White is able to set the scene and mood and a feeling in such a short amount of time. Here he evokes the feeling of pure mid-century Americana.
Summertime, oh summertime, pattern of life indelible, the fade proof lake, the woods unshatterable, the pasture with the sweet fern and the juniper forever and ever, summer without end; this was the background, and the life along the shore was the design, the cottages with their innocent and tranquil design, their tiny docks with the flagpole and the American flag floating against the white clouds in the blue sky, the little paths over the roots of the trees leading from camp to camp and the paths leading back to the outhouses and the can of lime for sprinkling, and at the souvenir counters at the store the miniature birch-bark canoes and the post cards that showed things looking a little better than they looked.
The lake summons a nostalgia for the most classic of American experiences. Life was better and simpler. People were kinder and the fateful American Dream may still have been possible. This is one side of the nostalgia coin.
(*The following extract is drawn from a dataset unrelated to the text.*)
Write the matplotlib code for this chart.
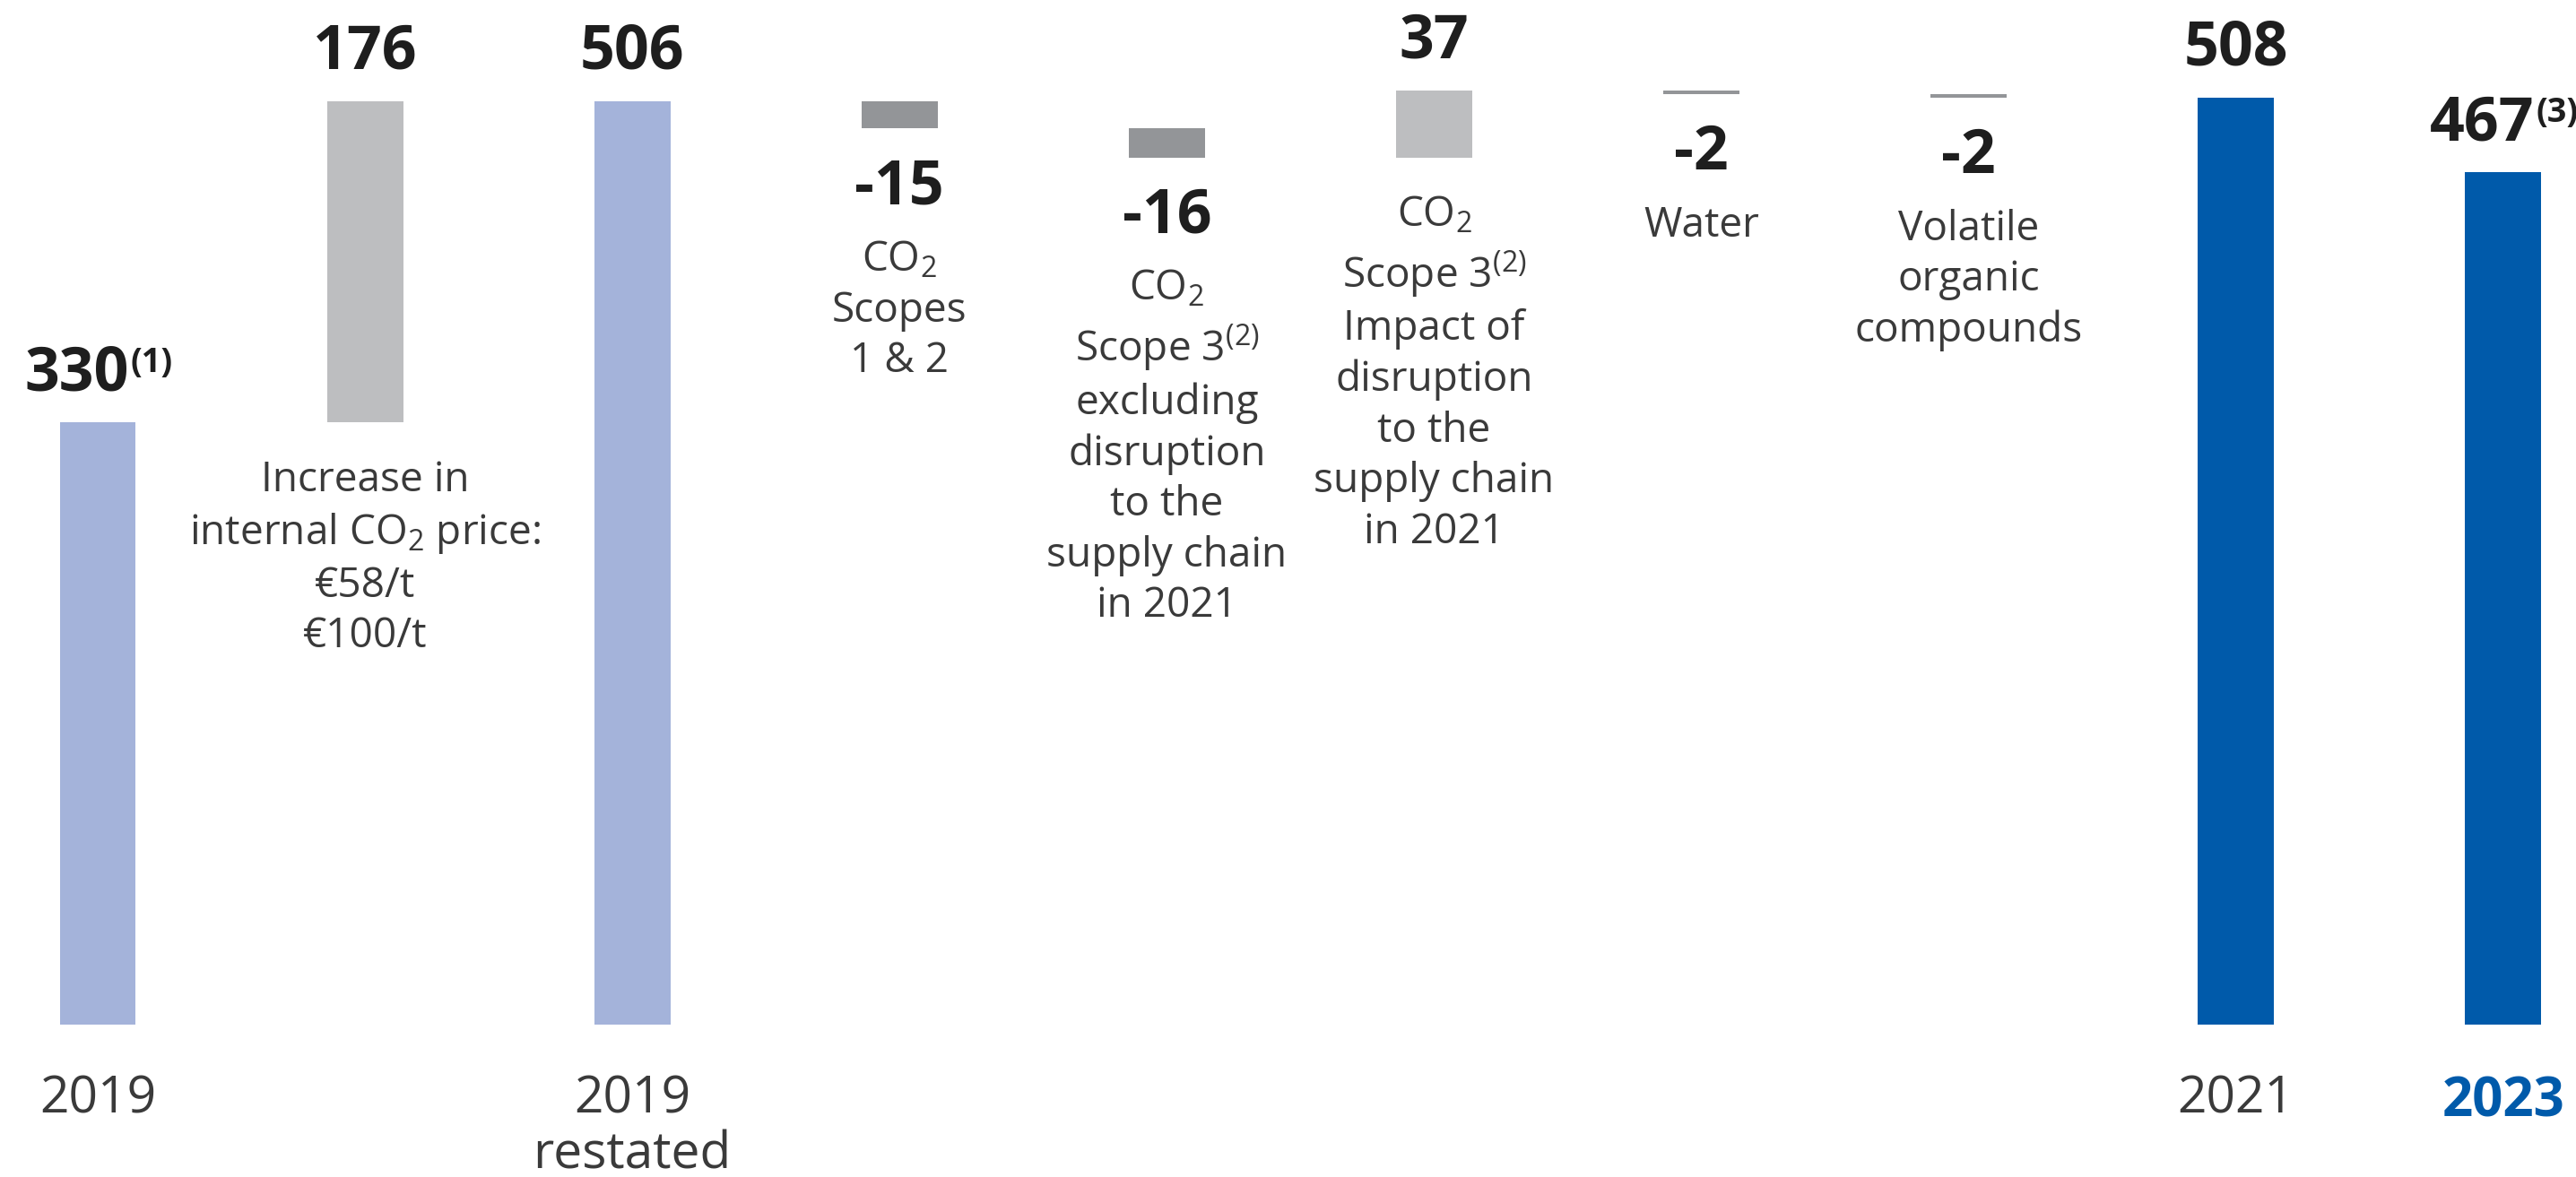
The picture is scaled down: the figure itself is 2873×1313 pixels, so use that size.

The dangerous side, the unearned sentimental side filled with images representing experiences unknown and only guessed at.
Whereas, the other side of the coin, what White lived, felt, smelled and wrote about. It is those types of memories that provide a protective cocoon around who and what we are. It’s the only remembering the good, or glamorizing the struggles because in hindsight, wasn’t it all rather funny?
Once More to the Lake is an invitation to feel, to explore the roads of our own minds and substitute White for ourselves and our own special places. It does what the very best of these works can do, it makes one travel the contours of their own childhood life and memories. I only pray that these memories remain infrangible. For either way, it is an important and powerful act representing the very best that writing can do for our lives.